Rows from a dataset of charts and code
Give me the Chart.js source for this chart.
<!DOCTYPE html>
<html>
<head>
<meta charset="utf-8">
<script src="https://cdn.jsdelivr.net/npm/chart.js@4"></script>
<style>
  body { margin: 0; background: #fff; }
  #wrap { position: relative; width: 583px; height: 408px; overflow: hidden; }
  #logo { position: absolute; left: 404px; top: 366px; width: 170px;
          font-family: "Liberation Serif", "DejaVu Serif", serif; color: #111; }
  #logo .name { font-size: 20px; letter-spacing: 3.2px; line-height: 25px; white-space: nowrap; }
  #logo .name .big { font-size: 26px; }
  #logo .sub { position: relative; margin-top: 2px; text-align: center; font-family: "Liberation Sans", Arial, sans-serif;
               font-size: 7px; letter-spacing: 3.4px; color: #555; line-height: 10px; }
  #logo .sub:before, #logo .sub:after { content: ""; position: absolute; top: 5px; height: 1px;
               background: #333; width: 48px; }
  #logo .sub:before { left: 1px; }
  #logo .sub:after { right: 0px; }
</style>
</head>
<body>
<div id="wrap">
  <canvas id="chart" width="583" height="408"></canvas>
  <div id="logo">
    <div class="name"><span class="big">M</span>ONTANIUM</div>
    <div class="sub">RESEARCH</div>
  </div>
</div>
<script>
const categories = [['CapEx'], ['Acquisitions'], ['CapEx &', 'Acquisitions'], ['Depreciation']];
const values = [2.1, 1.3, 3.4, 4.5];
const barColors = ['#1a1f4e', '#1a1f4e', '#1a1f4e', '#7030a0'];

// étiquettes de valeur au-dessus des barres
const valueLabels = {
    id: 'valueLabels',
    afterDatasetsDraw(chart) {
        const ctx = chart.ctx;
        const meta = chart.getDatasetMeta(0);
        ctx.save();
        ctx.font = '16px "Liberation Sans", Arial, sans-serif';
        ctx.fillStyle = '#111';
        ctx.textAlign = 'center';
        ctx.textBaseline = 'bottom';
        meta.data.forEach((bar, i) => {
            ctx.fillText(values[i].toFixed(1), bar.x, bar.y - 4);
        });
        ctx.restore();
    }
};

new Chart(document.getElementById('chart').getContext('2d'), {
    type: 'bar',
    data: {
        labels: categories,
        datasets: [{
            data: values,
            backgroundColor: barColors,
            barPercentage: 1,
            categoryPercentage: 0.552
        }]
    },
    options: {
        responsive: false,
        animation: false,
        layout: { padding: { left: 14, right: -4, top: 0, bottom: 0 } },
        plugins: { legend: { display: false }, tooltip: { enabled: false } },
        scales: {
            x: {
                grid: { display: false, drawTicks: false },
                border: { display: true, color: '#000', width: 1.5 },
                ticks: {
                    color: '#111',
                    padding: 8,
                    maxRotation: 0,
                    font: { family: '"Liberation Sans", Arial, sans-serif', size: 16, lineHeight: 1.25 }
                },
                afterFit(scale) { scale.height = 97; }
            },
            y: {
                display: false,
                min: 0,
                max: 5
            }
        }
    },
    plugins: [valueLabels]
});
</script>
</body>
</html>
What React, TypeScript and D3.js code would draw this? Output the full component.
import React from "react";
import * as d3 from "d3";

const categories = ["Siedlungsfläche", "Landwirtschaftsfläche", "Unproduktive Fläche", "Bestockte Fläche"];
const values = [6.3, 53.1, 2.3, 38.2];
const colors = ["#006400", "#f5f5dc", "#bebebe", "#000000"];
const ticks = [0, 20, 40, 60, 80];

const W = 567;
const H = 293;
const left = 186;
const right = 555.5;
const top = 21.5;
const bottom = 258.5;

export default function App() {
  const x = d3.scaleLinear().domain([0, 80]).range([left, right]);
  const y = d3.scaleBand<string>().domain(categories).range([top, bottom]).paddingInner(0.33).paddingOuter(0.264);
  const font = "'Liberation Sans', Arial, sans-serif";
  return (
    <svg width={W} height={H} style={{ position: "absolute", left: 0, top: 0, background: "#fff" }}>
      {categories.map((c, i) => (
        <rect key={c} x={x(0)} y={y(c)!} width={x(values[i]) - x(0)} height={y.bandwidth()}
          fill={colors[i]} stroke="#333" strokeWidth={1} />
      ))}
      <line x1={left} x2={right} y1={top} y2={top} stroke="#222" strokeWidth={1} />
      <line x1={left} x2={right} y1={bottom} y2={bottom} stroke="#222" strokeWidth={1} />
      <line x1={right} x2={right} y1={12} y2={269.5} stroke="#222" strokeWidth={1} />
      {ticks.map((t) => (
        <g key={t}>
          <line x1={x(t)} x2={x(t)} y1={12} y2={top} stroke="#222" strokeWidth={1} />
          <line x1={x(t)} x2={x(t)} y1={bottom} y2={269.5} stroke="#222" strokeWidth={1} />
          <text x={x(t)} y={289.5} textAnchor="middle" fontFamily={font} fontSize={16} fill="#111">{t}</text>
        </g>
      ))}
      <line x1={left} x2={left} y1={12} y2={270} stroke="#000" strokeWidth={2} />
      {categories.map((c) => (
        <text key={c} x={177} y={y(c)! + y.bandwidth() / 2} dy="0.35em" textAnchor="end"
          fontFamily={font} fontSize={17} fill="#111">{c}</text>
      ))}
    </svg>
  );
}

* * *

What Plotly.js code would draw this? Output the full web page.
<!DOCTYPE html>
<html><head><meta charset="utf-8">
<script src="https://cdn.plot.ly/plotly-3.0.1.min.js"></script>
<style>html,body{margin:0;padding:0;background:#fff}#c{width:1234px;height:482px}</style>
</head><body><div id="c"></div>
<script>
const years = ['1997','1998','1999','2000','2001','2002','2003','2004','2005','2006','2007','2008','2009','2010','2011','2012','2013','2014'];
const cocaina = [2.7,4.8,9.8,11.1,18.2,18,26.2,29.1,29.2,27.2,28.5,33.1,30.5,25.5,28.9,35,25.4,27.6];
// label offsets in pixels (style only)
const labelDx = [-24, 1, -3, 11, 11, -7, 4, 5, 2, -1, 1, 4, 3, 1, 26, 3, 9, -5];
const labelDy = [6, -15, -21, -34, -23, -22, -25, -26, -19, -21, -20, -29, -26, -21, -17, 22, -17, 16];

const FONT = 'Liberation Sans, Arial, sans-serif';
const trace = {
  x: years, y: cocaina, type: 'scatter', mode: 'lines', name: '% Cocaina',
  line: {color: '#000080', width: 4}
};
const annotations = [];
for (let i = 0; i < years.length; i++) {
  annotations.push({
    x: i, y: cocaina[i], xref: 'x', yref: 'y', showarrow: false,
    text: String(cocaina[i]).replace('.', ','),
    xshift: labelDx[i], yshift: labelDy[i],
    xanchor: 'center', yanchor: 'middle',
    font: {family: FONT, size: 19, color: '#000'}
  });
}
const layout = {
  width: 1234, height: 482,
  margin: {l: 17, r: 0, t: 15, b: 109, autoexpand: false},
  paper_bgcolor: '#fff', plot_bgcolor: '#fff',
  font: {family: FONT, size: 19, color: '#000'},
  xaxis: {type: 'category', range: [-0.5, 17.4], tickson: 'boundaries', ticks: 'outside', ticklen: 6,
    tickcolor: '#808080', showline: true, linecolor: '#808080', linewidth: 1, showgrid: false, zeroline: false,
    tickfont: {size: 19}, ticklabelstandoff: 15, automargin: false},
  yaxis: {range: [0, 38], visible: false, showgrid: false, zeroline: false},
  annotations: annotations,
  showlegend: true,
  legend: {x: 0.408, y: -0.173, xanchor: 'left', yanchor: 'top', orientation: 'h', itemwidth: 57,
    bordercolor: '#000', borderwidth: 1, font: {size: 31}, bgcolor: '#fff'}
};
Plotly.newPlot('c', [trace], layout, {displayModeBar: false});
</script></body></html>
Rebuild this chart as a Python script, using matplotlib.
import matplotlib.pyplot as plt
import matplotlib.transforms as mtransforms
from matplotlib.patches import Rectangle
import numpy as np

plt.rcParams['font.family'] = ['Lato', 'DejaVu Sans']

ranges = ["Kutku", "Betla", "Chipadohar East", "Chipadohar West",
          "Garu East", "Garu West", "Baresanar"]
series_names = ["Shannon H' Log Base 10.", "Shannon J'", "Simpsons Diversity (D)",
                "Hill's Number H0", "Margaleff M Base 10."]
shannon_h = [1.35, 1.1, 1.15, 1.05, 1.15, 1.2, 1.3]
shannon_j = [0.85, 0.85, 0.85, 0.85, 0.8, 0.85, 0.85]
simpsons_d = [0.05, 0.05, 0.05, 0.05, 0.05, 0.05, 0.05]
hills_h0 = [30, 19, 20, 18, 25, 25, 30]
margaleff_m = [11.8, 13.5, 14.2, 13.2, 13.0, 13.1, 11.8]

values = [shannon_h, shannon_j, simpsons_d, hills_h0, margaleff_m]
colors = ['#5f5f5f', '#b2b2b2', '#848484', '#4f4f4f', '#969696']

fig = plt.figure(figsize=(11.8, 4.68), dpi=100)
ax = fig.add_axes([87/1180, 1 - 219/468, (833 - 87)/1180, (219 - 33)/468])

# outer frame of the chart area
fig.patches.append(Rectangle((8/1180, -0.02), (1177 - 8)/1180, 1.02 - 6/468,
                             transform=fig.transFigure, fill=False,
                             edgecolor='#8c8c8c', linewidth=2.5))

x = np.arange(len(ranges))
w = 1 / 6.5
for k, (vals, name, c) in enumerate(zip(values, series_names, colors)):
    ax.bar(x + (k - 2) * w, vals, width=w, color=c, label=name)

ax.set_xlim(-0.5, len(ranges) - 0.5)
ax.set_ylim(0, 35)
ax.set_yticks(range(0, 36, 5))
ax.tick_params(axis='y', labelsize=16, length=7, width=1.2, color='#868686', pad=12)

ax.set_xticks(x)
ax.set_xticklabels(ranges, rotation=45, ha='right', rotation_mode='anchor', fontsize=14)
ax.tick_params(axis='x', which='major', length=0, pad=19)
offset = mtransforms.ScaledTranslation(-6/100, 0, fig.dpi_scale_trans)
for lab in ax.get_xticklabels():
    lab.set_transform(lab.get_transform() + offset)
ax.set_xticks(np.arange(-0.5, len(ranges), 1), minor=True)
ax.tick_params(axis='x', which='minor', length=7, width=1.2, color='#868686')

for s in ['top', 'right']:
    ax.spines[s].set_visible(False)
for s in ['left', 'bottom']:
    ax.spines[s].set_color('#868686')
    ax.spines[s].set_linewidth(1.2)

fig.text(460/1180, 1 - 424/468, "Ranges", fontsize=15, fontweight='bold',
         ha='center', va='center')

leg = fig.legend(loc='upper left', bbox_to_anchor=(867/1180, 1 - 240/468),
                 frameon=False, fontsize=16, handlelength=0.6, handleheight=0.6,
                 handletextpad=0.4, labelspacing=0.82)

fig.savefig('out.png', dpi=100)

### WHAT YOU ARE ASKED TO DO
Above are some lines. Repeat exactly, and only, those from the line that has "What Plotly.js code" through the line that has "22, -17, 16];".

### ANSWER FOR THIS EXERCISE
What Plotly.js code would draw this? Output the full web page.
<!DOCTYPE html>
<html><head><meta charset="utf-8">
<script src="https://cdn.plot.ly/plotly-3.0.1.min.js"></script>
<style>html,body{margin:0;padding:0;background:#fff}#c{width:1234px;height:482px}</style>
</head><body><div id="c"></div>
<script>
const years = ['1997','1998','1999','2000','2001','2002','2003','2004','2005','2006','2007','2008','2009','2010','2011','2012','2013','2014'];
const cocaina = [2.7,4.8,9.8,11.1,18.2,18,26.2,29.1,29.2,27.2,28.5,33.1,30.5,25.5,28.9,35,25.4,27.6];
// label offsets in pixels (style only)
const labelDx = [-24, 1, -3, 11, 11, -7, 4, 5, 2, -1, 1, 4, 3, 1, 26, 3, 9, -5];
const labelDy = [6, -15, -21, -34, -23, -22, -25, -26, -19, -21, -20, -29, -26, -21, -17, 22, -17, 16];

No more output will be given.